I have written previously on this subject (http://www.uncleguidosfacts.com/2011/11/brainstorming-doesnt-work.html):

Brainstorming was always a colossal waste of time, subject to group dynamics which favored the more outspoken, were often dominated by the boss who had her/his own predetermined conclusions, and were time-wasteful with the lengthy presentation of ill-conceived or at least ill-prepared ideas.

I have always favored individual enterprise – the individual, reflective, thoughtful, and ordered development of an idea; the justification for it; and the logical presentation of it.  Brainstorming sessions are just the opposite, for they are the venues for poorly-formed or –thought-out ideas.  I think that workers like brainstorming sessions because they are easier than the more disciplined and rigorous thought process that is required to develop an idea.

The problem is that groupthink occurs everywhere – in offices, businesses, industry, and schools.  In my opinion, this is because of our currently distorted view of equality, a legacy of the Sixties.  During that revolutionary period young people rightly demanded radical changes in the social structure – a dismantling of the white, male, monied, and elite ruling class, and the institution of a much more inclusive civil and political society.  While this was undeniably positive – today’s much more socially, racially, ethnically, and sexually integrated society is a direct outcome of the movement – the clarity and purity of its philosophy and ethos have gotten grossly distorted. 

Freedom of speech has been curtailed for fear of offending one of the formerly marginalized groups.  Education has been diluted because of a misplaced theory that all students are equal, regardless of the difference in ability obvious to all.  Affirmative action, once a very positive force for breaking the stranglehold that white unions and other hidebound institutions had on labor, has been distorted – because of the same twisted view of equality.  Proponents of ‘diversity’ choose to ignore differences in ability and prefer some vague notion of racial, ethnic, etc. ‘equality’.  In short, groupthink has been around a long, long time.
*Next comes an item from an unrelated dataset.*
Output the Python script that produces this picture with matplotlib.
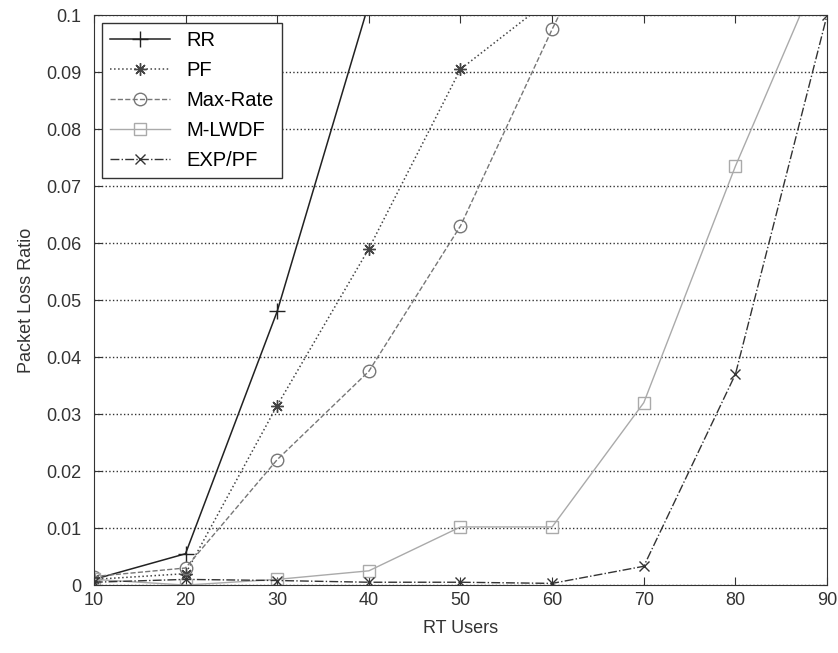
import matplotlib
matplotlib.use("Agg")
from matplotlib import pyplot as plt

users = [10, 20, 30, 40, 50, 60, 70, 80, 90]
rr = [0.001, 0.0055, 0.048, 0.102]
pf = [0.001, 0.002, 0.0315, 0.059, 0.0905, 0.103]
max_rate = [0.0015, 0.003, 0.022, 0.0375, 0.063, 0.0975, 0.13]
mlwdf = [0.001, 0.0, 0.001, 0.0025, 0.0102, 0.0102, 0.032, 0.0735, 0.111]
exp_pf = [0.0005, 0.001, 0.0008, 0.0005, 0.0005, 0.0003, 0.0033, 0.037, 0.1]

plt.rcParams['font.family'] = ['Liberation Sans', 'DejaVu Sans']

fig = plt.figure(figsize=(8.38, 6.53), dpi=100)
ax = fig.add_axes([0.112, 0.104, 0.875, 0.873])

ax.plot(users[:len(rr)], rr, color="#222222", ls="-", marker="+", ms=11, lw=1.1, label="RR")
ax.plot(users[:len(pf)], pf, color="#444444", ls=":", marker=(8, 2, 0), ms=9, lw=1.1, label="PF")
ax.plot(users[:len(max_rate)], max_rate, color="#777777", ls="--", marker="o", ms=9,
        mfc="none", lw=1.0, label="Max-Rate")
ax.plot(users, mlwdf, color="#aaaaaa", ls="-", marker="s", ms=9, mfc="none", lw=1.0,
        label="M-LWDF")
ax.plot(users, exp_pf, color="#333333", ls="-.", marker="x", ms=7, lw=1.0, label="EXP/PF")

ax.set_xlim(10, 90)
ax.set_ylim(0, 0.1)
ax.set_xticks(range(10, 91, 10))
ax.set_yticks([i / 100 for i in range(11)])
ax.set_yticklabels(["0"] + [f"{i / 100:g}" for i in range(1, 11)])
ax.tick_params(direction="in", top=True, right=True, labelsize=13, colors="#333333", length=6)
ax.tick_params(axis="x", pad=5)
ax.tick_params(axis="y", pad=9)
ax.yaxis.grid(True, ls=":", color="#333333", lw=1.0)
ax.set_xlabel("RT Users", fontsize=13, color="#333333", labelpad=8)
ax.set_ylabel("Packet Loss Ratio", fontsize=13, color="#333333", labelpad=8)
for s in ax.spines.values():
    s.set_color("#333333")

leg = ax.legend(loc="upper left", fontsize=14.5, handlelength=3.0, fancybox=False,
                framealpha=1, edgecolor="#333333", borderaxespad=0.4, labelspacing=0.55)

fig.savefig("out.png", dpi=100)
Things are beginning to change – the value of the individual is gaining currency. Cooperative, collaborative, and other socially engineered teaching and working systems are coming under increased scrutiny.  The true genius of America, critics argue, comes from those creative, innovative, risk-taking individuals, and our institutions must at the very least develop programs which support them.

The author of the Groupthink article cites Steve Wozniak of Apple:

The story of Apple’s origin speaks to the power of collaboration. Mr. Wozniak wouldn’t have been catalyzed by the Altair but for the kindred spirits of Homebrew. And he’d never have started Apple without Mr. Jobs.

But it’s also a story of solo spirit. If you look at how Mr. Wozniak got the work done — the sheer hard work of creating something from nothing — he did it alone. Late at night, all by himself.

Intentionally so. In his memoir, Mr. Wozniak offers this guidance to aspiring inventors:

“Most inventors and engineers I’ve met are like me ... they live in their heads. They’re almost like artists. In fact, the very best of them are artists. And artists work best alone .... I’m going to give you some advice that might be hard to take. That advice is: Work alone... Not on a committee. Not on a team.”

And yet Groupthink persists:

The New Groupthink has overtaken our workplaces, our schools and our religious institutions. Anyone who has ever needed noise-canceling headphones in her own office or marked an online calendar with a fake meeting in order to escape yet another real one knows what I’m talking about. Virtually all American workers now spend time on teams and some 70 percent inhabit open-plan offices, in which no one has “a room of one’s own.” During the last decades, the average amount of space allotted to each employee shrank 300 square feet, from 500 square feet in the 1970s to 200 square feet in 2010.

Our schools have also been transformed by the New Groupthink. Today, elementary school classrooms are commonly arranged in pods of desks, the better to foster group learning. Even subjects like math and creative writing are often taught as committee projects. In one fourth-grade classroom I visited in New York City, students engaged in group work were forbidden to ask a question unless every member of the group had the very same question. [My italics].

Articles like this and the many more I have cited expressing concern about the persistent PC groupthink in primary, secondary, and post-secondary education, suggest that perhaps the tide is turning – turning back, actually, to first principles.  “All men are created equal” did not mean that all men are equal; just that all men are created with the same divine endowments to realize their humanity and their potential – equal opportunity under the law was the vision of our founders.

History is cyclical and epochs run their course.  Groupthink and collective enterprise will not last forever.  A reasonable balance between individual enterprise and social equitability will be restored as the value of the individual gains credence and support.  I can only hope that PC and Groupthink will wither and die sooner rather than later.